## The task
Return the material exactly, first line through the line containing "const axisTicks = [0, 50, 100];", and nothing more. Pictures stay out.

--- begin ---

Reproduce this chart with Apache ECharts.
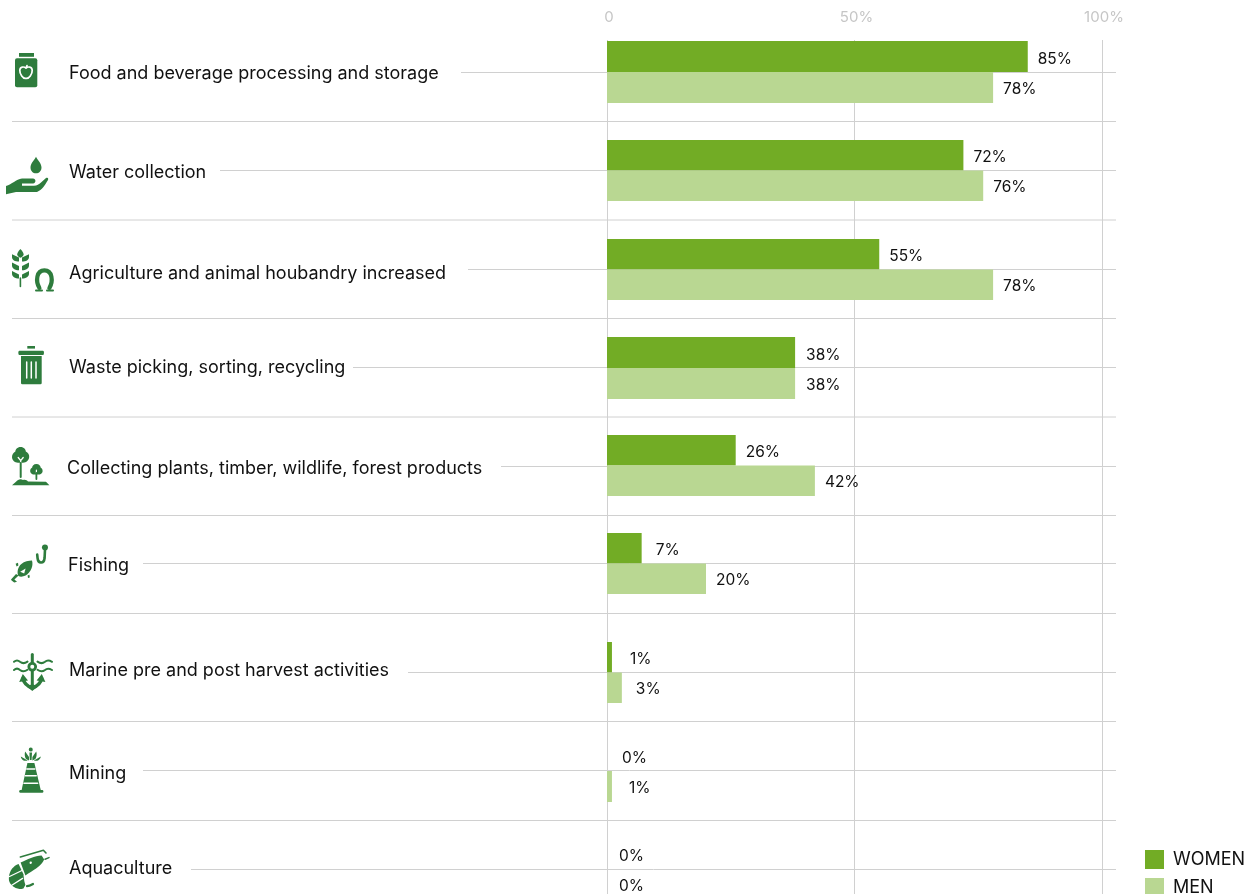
<!DOCTYPE html>
<html>
<head>
<meta charset="utf-8">
<style>html,body{margin:0;padding:0;background:#fff;overflow:hidden}#chart{width:1259px;height:894px}</style>
<script src="https://cdn.jsdelivr.net/npm/echarts@6/dist/echarts.min.js"></script>
</head>
<body>
<div id="chart"></div>
<script>
// Share of women and men taking part in each activity, in percent.
const categories = [
  'Food and beverage processing and storage',
  'Water collection',
  'Agriculture and animal houbandry increased',
  'Waste picking, sorting, recycling',
  'Collecting plants, timber, wildlife, forest products',
  'Fishing',
  'Marine pre and post harvest activities',
  'Mining',
  'Aquaculture'
];
const women = [85, 72, 55, 38, 26, 7, 1, 0, 0];
const men = [78, 76, 78, 38, 42, 20, 3, 1, 0];
const axisTicks = [0, 50, 100];

// Row layout, in page pixels.
const rowCentres = [72, 170.5, 269, 367.5, 466, 563.5, 672, 770.5, 869];
const barTops = [41, 140, 239, 337, 435, 533, 642, 740, 839];
const barSpans = [62, 61, 61, 62, 61, 61, 61, 62, 61];
const separators = [121.5, 220, 318.5, 417, 515.5, 613.5, 721.5, 820.5];
const ruleStarts = [461, 220, 468, 353, 501, 143, 408, 143, 191];
const labelLefts = [69, 69, 69, 69, 67, 68, 69, 69, 69];
const labelShifts = [1.5, 2, 4, -0.5, 3, 2, -1.5, 2.5, -0.5];
// Gap between a bar's end and its value label, [women, men] for each row.
const labelGaps = [[10, 10], [10, 10], [10, 10], [11, 11], [10, 10], [14, 10], [18, 14], [15, 17], [12, 12]];

const GREEN = '#72ac25', PALE = '#b9d792', ICON = '#2e7c3d', RULE = '#d0d0d0', INK = '#111';
const FONT = 'Inter, sans-serif';
const PLOT_LEFT = 607, PLOT_WIDTH = 495, PLOT_RIGHT_RULE = 1116;

const chart = echarts.init(document.getElementById('chart'), null, { renderer: 'canvas' });

// Pictogram pieces: each is an SVG path in page pixels, filled or stroked.
let shapeCount = 0;
function piece(d, style) {
  const name = 'iconPiece' + (shapeCount++);
  echarts.graphic.registerShape(name, echarts.graphic.extendPath(d, {}));
  return { type: name, silent: true, z: 5, style: style };
}
const fill = d => piece(d, { fill: ICON });
const knock = d => piece(d, { fill: '#fff' });
const line = (d, w) => piece(d, { fill: null, stroke: ICON, lineWidth: w, lineCap: 'round', lineJoin: 'round' });
const wline = (d, w) => piece(d, { fill: null, stroke: '#fff', lineWidth: w, lineCap: 'round', lineJoin: 'round' });

const icons = [
  // jar with an apple
  fill('M19 53H34V56.8H19Z'),
  fill('M17 58.3H35.3Q37.3 58.3 37.3 60.3V85.3Q37.3 87.3 35.3 87.3H17Q15 87.3 15 85.3V60.3Q15 58.3 17 58.3Z'),
  wline('M26 68.2C24 66.4 20 66.4 19.8 70.2C19.6 74 23 79 26 78.4C29 79 32.4 74 32.2 70.2C32 66.4 28 66.4 26 68.2ZM26 68L27 65.6', 1.7),
  // hand holding a drop
  fill('M36 156.7C37.5 160 41.5 163 41.5 167.5C41.5 171 39 173.3 36 173.3C33 173.3 30.5 171 30.5 167.5C30.5 163 34.5 160 36 156.7Z'),
  fill('M6 186C12 184.5 16 179 22 178.5L33 178.5C36 178.5 36.5 183 33 183.5L22 183.5V185.8L34 185.8C37 185.8 39 184 41 182.5L46 178C48 177 48.6 178.5 48 180C45 185 42 190 37 192L16 192L6 194.3Z'),
  // wheat ear
  fill('M20.4 249C22.4 251 23.6 253 23.6 254.5C23.6 256 21.8 257.4 20.4 257.8C19 257.4 17.2 256 17.2 254.5C17.2 253 18.4 251 20.4 249Z'),
  fill('M12 254.2L19 257.6V261.6C15 261.6 12 260 12 257ZM29 254.2L22 257.6V261.6C26 261.6 29 260 29 257Z'),
  fill('M12 262.6L19 266V270.2C15 270.2 12 268.4 12 265.4ZM29 262.6L22 266V270.2C26 270.2 29 268.4 29 265.4Z'),
  fill('M12 271L19 274.4V278.6C15 278.6 12 276.8 12 273.8ZM29 271L22 274.4V278.6C26 278.6 29 276.8 29 273.8Z'),
  line('M20.4 278V286.5', 1.6),
  // horseshoe
  line('M39.4 288C35.4 281 36.4 270.4 44.4 270.4C52.4 270.4 53.4 281 49.4 288', 4.2),
  line('M36 290.4H42M47 290.4H53', 2),
  // bin
  fill('M27.3 346H35V348.6H27.3Z'),
  fill('M19.3 350.7H43Q44 350.7 44 352.8Q44 355 43 355H19.3Q18.3 355 18.3 352.8Q18.3 350.7 19.3 350.7Z'),
  fill('M21 356H41.7V383Q41.7 384.3 40.4 384.3H22.3Q21 384.3 21 383Z'),
  wline('M26.7 362V378M31.3 362V378M36 362V378', 1.5),
  // two trees on a mound
  fill('M20.6 447C24 447 25.8 449.5 25.8 451.6C28 452.6 29.4 454.8 29.2 457C29 460 26.5 462.6 23 462.8H18C14.6 462.6 12 460 12 457C12 454.8 13.4 452.6 15.4 451.6C15.4 449.5 17.2 447 20.6 447Z'),
  wline('M18.2 457.5L20.7 460.6L23.2 457.5M20.7 460.6V464', 1.3),
  line('M20.7 463V477', 2),
  fill('M36.4 464C39.2 464 40.6 466 40.6 467.6C42 468.4 42.8 469.8 42.6 471.4C42.4 473.4 40.4 474.6 38.4 474.6H34.4C32.4 474.6 30.4 473.4 30.2 471.4C30 469.8 30.8 468.4 32.2 467.6C32.2 466 33.6 464 36.4 464Z'),
  wline('M36.4 470V473', 1.2),
  line('M36.4 473V479', 1.8),
  fill('M12 485.2L16 481.8C18 479 21 478.6 23 480C25 479.2 27 480 28 481.6L46 481.8L49.4 485.2Z'),
  // hook and fish
  line('M45 549.5L44.6 558C44 563.8 38.2 564.2 37.6 558.4L37.2 554.6', 2.6),
  fill('M45 544.4A3 3 0 1 1 44.9 550.4A3 3 0 1 1 45 544.4Z'),
  fill('M32 560.6C33.6 566 31 572.4 25.6 575.6C22.8 576.8 20.4 577 18.4 576C16.6 572.4 18 566.6 21.4 564C24.4 561.6 28.6 560.6 32 560.6Z'),
  knock('M20.2 571.8L25.6 568.6L24.2 573.6Z'),
  fill('M18.6 575.6L14.4 579.6L17 581.8L14.2 582.4L11.6 580.6L11 579.6L16 574Z'),
  fill('M15.6 563.8L18 562.8L18.4 565.4L16.6 566.4ZM27.6 575.4L29.4 574.8L29.8 577.4L28 578Z'),
  // anchor between waves
  line('M14 661.8C16 660 18 660 20 661.8C22 663.4 25 663.4 27.5 661.6M14 670C16 668.2 18 668.2 20 670C22 671.6 25 671.6 27.5 669.8M37.5 661.6C40 663.4 43 663.4 45 661.8C47 660 49 660 52 661.8M37.5 669.8C40 671.6 43 671.6 45 670C47 668.2 49 668.2 52 670', 2),
  line('M32.3 654.5V686', 3),
  fill('M32.3 662A4.8 4.8 0 1 1 32.2 671.6A4.8 4.8 0 1 1 32.3 662Z'),
  knock('M32.3 664.8A2 2 0 1 1 32.2 668.8A2 2 0 1 1 32.3 664.8Z'),
  line('M23 678.5C24 684 28 686.4 32.3 688C36.6 686.4 40.6 684 41.6 678.5', 3.6),
  fill('M19.2 682L22.8 674L28 680.6ZM36.6 680.6L41.8 674L45.4 682Z'),
  fill('M27 686.5L32.3 691L37.6 686.5L32.3 684Z'),
  // oil derrick with a spray
  fill('M30.8 747.6A2 2 0 1 1 30.7 751.6A2 2 0 1 1 30.8 747.6Z'),
  fill('M29.4 752.6H32L31.6 760H29.8Z'),
  fill('M25.2 751.4L29 757L29 760.4L26 759C24.6 757 24.4 753.4 25.2 751.4ZM36.2 751.4L32.4 757L32.4 760.4L35.4 759C36.8 757 37 753.4 36.2 751.4Z'),
  fill('M20.8 756.4L27.6 760.4L27.4 760.8C24 761 21.4 760 20.8 756.4ZM40.8 756.4L34 760.4L34.2 760.8C37.6 761 40.2 760 40.8 756.4Z'),
  fill('M27.4 763H34.4L40.8 790.3H21.6Z'),
  fill('M20.4 790H42.2Q43.4 790 43.4 791.4Q43.4 792.7 42.2 792.7H20.4Q19.2 792.7 19.2 791.4Q19.2 790 20.4 790Z'),
  wline('M26.8 769H34.8M25.4 775.8H36.2M24 783.2H37.6', 1.6),
  // shrimp
  line('M20.4 857L43.4 850.2L46 853', 1.6),
  line('M45 859.2L49 857.6', 1.5),
  fill('M20.6 862.6C27 859 35 856 41.6 855.4L44.2 859.6C42 864.6 37 868 33 870.6C30 872.6 27 874.4 25.4 875.6Z'),
  knock('M30.8 861.6A1.2 1.2 0 1 1 30.7 864A1.2 1.2 0 1 1 30.8 861.6Z'),
  fill('M18.6 864C13.4 865.8 9.8 870.4 9 876.4C8.8 878 8.8 879.4 9 880.6C10 884.6 14 888.4 19.6 889C20.8 889 22 888.8 23.4 888.4L25.4 885C24 881 23.4 875 23.6 874.6Z'),
  wline('M9.5 876.5L22 870.5M11.8 885.2L22.6 878.4', 1.3),
  line('M27 886.2C29 886.2 31 885.2 33 884', 2.2)
];

// Horizontal rules between and through the rows.
const rule = (x1, y, x2) => ({
  type: 'line', silent: true, z: 0,
  shape: { x1: x1, y1: y, x2: x2, y2: y },
  style: { stroke: RULE, lineWidth: 1 }
});
const rules = separators.map(y => rule(12, y, PLOT_RIGHT_RULE))
  .concat(rowCentres.map((y, i) => rule(ruleStarts[i], Math.floor(y) + 0.5, PLOT_RIGHT_RULE)));

// One grid per row; the first grid carries the shared percent axis.
const grids = [{ left: PLOT_LEFT, width: PLOT_WIDTH, top: 40, height: 860, outerBoundsMode: 'none' }];
const xAxes = [{
  gridIndex: 0, type: 'value', position: 'top', min: 0, max: 100, interval: 50,
  axisLine: { show: false }, axisTick: { show: false },
  splitLine: { show: true, lineStyle: { color: RULE, width: 1 } },
  axisLabel: {
    margin: 15, color: '#c6c6c6', fontFamily: FONT, fontSize: 15, padding: [0, 0, 0, 4],
    formatter: v => axisTicks.indexOf(v) === 0 ? '0' : v + '%'
  }
}];
const yAxes = [{ gridIndex: 0, type: 'category', data: [''], show: false }];
const series = [{
  name: 'axis', type: 'bar', xAxisIndex: 0, yAxisIndex: 0, data: [null], silent: true
}];

const valueLabel = {
  show: true, position: 'right', color: INK, fontFamily: FONT, fontSize: 15.5,
  formatter: p => p.value + '%'
};
const labelled = (v, gap, dy) => ({ value: v, label: { distance: gap, offset: [0, dy] } });

categories.forEach((name, i) => {
  const g = i + 1;
  grids.push({
    left: PLOT_LEFT, width: PLOT_WIDTH, top: barTops[i], height: barSpans[i], outerBoundsMode: 'none'
  });
  xAxes.push({ gridIndex: g, type: 'value', min: 0, max: 100, show: false });
  const shift = labelShifts[i];
  yAxes.push({
    gridIndex: g, type: 'category', inverse: true, data: [name],
    axisLine: { show: false }, axisTick: { show: false }, splitLine: { show: false },
    axisLabel: {
      align: 'left', margin: PLOT_LEFT - labelLefts[i],
      formatter: '{t|{value}}',
      rich: {
        t: {
          color: INK, fontFamily: FONT, fontSize: 18,
          padding: shift > 0 ? [shift * 2, 0, 0, 0] : [0, 0, -shift * 2, 0]
        }
      }
    }
  });
  [['WOMEN', women, GREEN, 2.5, 0], ['MEN', men, PALE, 1.5, 1]].forEach(([label, values, colour, dy, side]) => {
    series.push({
      name: label, type: 'bar', xAxisIndex: g, yAxisIndex: g,
      barWidth: barSpans[i] / 2, barGap: 0, itemStyle: { color: colour },
      label: valueLabel, data: [labelled(values[i], labelGaps[i][side], dy)]
    });
  });
});

chart.setOption({
  animation: false,
  backgroundColor: '#fff',
  grid: grids,
  xAxis: xAxes,
  yAxis: yAxes,
  series: series,
  legend: {
    data: ['WOMEN', 'MEN'], orient: 'vertical', left: 1145, top: 850, height: 100, padding: 0,
    icon: 'rect', itemWidth: 19, itemHeight: 19, itemGap: 9,
    selectedMode: false,
    textStyle: { color: INK, fontFamily: FONT, fontSize: 18, padding: [1, 0, 0, 4] }
  },
  graphic: rules.concat(icons)
});
</script>
</body>
</html>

--- end ---

## Task solution
Reproduce this chart with Apache ECharts.
<!DOCTYPE html>
<html>
<head>
<meta charset="utf-8">
<style>html,body{margin:0;padding:0;background:#fff;overflow:hidden}#chart{width:1259px;height:894px}</style>
<script src="https://cdn.jsdelivr.net/npm/echarts@6/dist/echarts.min.js"></script>
</head>
<body>
<div id="chart"></div>
<script>
// Share of women and men taking part in each activity, in percent.
const categories = [
  'Food and beverage processing and storage',
  'Water collection',
  'Agriculture and animal houbandry increased',
  'Waste picking, sorting, recycling',
  'Collecting plants, timber, wildlife, forest products',
  'Fishing',
  'Marine pre and post harvest activities',
  'Mining',
  'Aquaculture'
];
const women = [85, 72, 55, 38, 26, 7, 1, 0, 0];
const men = [78, 76, 78, 38, 42, 20, 3, 1, 0];
const axisTicks = [0, 50, 100];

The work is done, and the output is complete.